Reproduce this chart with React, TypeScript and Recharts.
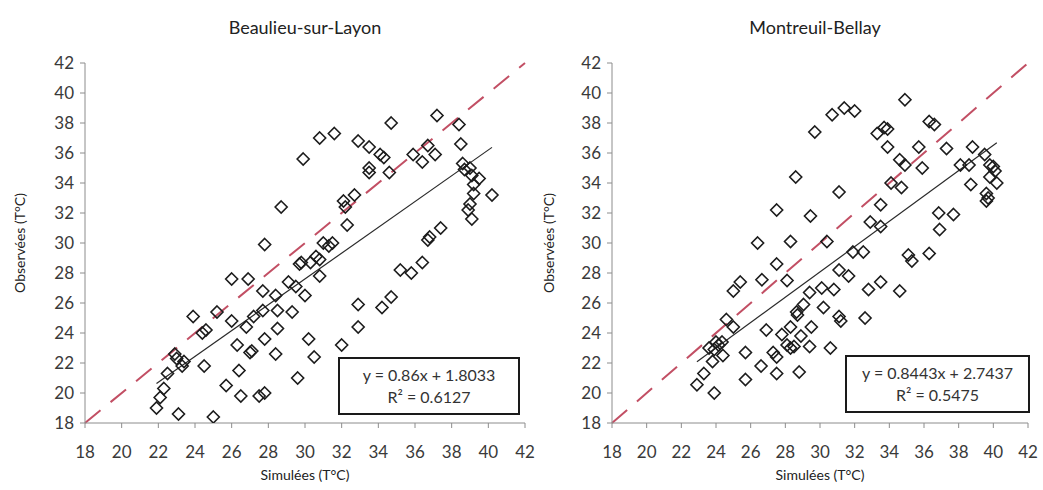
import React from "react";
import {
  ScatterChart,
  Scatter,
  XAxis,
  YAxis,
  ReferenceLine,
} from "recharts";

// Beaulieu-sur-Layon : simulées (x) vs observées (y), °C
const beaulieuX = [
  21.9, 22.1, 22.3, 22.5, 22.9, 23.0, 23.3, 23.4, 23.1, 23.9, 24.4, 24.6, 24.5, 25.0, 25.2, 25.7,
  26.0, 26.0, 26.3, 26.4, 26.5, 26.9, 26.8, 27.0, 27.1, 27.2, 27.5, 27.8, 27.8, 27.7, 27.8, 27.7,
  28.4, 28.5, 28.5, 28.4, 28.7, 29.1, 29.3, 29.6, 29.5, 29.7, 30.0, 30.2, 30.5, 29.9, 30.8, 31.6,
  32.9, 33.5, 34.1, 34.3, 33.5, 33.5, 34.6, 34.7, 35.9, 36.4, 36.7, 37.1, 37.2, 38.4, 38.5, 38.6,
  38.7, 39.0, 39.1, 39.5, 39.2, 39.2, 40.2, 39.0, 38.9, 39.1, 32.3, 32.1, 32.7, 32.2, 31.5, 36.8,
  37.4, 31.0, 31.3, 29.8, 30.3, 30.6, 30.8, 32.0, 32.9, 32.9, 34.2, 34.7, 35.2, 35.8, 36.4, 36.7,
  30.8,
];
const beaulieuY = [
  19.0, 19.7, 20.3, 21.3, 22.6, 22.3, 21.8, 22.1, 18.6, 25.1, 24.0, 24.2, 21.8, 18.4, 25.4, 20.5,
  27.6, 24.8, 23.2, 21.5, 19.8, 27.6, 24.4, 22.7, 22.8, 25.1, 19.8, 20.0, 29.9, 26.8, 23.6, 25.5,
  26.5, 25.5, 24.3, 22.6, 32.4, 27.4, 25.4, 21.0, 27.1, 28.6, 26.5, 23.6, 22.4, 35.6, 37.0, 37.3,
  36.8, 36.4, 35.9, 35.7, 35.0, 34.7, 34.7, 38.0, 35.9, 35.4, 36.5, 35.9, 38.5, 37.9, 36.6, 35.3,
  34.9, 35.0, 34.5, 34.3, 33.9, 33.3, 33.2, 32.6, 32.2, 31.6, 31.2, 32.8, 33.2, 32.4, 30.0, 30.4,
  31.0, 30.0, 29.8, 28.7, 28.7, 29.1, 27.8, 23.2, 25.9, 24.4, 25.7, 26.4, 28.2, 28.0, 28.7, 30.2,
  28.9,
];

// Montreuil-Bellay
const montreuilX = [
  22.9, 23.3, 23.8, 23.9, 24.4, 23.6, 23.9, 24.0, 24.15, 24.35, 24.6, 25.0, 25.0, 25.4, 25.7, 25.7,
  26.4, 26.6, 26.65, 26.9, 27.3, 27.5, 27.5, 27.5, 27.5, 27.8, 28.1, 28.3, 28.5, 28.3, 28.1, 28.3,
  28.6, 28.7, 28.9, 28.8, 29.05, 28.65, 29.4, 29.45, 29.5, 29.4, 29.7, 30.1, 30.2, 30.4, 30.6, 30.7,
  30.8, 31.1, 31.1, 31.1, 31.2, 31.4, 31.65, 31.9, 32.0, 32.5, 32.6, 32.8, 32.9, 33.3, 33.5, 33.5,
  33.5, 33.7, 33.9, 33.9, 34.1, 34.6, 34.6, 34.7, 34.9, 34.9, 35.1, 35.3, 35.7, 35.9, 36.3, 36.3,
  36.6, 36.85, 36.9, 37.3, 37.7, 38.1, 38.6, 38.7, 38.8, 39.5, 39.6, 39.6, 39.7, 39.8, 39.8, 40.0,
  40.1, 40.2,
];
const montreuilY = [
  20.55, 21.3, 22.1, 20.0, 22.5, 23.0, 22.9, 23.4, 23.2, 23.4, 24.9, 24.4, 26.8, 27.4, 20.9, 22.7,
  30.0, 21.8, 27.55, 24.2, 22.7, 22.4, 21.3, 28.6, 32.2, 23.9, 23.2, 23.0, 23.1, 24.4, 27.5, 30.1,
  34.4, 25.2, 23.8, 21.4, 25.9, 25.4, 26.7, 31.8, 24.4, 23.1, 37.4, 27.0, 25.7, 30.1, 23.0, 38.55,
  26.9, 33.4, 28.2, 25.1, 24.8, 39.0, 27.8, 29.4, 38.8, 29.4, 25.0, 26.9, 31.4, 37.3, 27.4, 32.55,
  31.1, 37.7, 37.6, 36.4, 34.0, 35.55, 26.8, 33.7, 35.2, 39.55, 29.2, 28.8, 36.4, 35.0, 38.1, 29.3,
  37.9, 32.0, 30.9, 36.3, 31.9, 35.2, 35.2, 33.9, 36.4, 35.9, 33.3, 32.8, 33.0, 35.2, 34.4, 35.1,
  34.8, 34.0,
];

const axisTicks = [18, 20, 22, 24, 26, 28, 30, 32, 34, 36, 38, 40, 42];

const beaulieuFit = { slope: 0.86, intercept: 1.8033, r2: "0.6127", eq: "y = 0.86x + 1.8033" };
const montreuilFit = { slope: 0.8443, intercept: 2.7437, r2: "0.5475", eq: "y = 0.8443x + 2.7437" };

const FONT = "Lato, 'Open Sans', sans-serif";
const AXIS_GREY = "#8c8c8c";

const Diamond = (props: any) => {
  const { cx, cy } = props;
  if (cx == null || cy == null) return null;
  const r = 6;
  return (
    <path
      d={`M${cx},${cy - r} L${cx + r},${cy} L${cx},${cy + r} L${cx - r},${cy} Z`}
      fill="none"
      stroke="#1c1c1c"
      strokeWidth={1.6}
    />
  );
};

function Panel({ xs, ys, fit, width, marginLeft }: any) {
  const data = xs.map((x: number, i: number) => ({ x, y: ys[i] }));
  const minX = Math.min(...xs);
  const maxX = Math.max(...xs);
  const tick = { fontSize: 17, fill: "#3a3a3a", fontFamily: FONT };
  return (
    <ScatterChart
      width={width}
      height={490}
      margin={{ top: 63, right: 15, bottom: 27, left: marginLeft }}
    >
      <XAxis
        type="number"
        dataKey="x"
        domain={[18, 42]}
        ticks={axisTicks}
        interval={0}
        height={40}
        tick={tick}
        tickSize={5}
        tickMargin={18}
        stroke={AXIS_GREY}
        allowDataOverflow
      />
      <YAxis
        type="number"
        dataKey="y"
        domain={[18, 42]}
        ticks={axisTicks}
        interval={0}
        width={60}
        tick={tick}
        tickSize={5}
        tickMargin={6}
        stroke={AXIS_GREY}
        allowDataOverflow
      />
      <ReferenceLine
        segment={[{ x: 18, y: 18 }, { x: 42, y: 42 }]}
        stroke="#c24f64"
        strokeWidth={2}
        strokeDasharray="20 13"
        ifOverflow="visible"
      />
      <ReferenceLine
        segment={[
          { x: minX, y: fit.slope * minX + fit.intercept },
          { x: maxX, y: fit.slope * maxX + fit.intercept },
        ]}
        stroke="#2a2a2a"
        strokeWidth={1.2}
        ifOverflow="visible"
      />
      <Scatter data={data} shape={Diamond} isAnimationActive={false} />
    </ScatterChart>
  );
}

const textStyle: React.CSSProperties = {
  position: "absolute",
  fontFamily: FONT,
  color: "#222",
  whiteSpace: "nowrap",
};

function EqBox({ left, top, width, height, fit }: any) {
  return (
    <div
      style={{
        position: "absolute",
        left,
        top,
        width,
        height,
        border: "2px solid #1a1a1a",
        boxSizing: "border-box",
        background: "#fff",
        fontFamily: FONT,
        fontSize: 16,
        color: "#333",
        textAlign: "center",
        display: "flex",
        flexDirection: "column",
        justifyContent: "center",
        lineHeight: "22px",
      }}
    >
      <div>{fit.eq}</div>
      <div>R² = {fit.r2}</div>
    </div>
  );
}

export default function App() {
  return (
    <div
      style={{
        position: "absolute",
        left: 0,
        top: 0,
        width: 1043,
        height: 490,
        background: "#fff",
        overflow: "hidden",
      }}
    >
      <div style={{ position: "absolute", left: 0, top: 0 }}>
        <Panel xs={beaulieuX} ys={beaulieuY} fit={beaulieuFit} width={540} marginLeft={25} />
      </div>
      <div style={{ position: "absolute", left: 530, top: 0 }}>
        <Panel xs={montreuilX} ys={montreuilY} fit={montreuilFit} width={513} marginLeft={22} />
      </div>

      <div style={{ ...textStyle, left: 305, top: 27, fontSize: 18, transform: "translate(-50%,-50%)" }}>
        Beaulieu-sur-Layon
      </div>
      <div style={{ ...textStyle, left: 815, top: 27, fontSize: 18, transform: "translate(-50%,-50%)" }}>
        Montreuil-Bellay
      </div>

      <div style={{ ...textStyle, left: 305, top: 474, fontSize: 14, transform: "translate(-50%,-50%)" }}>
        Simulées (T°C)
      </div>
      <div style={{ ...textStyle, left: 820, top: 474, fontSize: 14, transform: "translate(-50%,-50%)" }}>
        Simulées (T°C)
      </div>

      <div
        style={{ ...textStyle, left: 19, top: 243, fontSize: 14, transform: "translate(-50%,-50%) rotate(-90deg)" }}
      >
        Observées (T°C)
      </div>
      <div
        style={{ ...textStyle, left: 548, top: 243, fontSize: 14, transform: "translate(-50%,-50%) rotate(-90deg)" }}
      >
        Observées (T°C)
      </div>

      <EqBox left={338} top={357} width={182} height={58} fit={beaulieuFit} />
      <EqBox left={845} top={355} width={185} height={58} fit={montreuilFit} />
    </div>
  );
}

——

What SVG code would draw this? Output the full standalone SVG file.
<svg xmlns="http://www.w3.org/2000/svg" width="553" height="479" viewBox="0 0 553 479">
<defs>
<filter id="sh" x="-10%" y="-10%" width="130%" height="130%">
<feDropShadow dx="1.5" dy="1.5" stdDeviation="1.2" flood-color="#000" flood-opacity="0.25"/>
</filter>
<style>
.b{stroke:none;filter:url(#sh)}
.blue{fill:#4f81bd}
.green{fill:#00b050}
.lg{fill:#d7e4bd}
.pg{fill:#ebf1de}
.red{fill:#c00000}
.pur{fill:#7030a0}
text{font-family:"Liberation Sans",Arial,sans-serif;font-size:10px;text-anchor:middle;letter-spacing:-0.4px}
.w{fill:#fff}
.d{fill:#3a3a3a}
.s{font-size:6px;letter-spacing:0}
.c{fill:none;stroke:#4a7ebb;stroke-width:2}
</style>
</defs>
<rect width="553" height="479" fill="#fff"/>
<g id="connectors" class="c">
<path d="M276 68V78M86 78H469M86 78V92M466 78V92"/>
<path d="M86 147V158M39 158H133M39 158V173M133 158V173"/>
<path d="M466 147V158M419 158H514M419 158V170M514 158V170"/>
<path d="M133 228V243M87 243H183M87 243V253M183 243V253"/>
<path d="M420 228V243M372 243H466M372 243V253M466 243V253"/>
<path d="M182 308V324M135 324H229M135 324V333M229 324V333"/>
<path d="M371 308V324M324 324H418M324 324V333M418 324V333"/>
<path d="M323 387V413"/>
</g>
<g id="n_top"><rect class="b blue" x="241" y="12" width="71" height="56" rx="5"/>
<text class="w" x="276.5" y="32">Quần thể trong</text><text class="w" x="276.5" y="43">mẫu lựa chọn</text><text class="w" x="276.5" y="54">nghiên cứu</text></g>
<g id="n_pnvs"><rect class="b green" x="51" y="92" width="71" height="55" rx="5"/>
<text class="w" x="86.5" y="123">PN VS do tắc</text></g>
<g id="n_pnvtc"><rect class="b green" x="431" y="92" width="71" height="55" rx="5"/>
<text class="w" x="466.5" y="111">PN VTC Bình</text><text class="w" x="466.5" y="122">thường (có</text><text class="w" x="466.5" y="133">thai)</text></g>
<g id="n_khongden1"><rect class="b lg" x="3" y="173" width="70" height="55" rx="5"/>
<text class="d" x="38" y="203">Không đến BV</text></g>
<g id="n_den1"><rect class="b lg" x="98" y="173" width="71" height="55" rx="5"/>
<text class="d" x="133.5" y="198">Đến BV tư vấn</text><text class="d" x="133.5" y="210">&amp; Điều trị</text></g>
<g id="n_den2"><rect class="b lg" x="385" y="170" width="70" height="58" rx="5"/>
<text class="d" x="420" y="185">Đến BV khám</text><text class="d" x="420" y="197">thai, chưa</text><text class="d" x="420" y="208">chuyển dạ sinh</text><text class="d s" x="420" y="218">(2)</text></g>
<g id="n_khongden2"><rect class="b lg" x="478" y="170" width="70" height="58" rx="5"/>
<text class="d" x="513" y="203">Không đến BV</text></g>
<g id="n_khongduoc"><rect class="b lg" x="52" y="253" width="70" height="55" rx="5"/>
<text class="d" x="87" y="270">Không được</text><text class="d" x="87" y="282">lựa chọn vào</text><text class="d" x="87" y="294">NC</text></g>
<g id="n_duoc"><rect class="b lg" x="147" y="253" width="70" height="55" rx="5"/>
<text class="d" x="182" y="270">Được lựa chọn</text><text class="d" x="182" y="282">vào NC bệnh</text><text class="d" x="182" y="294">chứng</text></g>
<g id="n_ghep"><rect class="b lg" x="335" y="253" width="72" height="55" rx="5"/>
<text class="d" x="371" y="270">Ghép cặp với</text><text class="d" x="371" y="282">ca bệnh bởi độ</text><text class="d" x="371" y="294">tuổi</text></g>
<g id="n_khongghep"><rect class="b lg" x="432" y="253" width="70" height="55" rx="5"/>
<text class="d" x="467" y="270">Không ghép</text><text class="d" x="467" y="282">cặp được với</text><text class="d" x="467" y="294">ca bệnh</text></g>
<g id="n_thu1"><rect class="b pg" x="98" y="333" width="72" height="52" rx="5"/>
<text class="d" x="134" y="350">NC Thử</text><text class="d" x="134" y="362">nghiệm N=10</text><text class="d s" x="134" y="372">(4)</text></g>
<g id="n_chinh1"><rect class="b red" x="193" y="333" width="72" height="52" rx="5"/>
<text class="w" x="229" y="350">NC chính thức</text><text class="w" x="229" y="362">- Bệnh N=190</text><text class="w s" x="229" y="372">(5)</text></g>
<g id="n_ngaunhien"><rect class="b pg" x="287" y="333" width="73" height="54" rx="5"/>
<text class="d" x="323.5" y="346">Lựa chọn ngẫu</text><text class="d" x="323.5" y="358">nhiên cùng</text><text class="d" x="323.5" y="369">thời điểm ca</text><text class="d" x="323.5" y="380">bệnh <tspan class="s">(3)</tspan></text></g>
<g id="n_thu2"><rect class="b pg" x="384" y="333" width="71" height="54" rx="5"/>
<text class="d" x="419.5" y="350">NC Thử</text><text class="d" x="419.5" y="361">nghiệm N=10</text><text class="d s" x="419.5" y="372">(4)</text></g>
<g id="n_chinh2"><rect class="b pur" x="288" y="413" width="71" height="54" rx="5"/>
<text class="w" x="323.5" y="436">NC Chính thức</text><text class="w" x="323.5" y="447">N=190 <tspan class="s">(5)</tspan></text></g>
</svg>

——

_YOUR GOAL_
From the records above, report the count of lines containing "React" and nothing more.

_PROBLEM SOLUTION_
3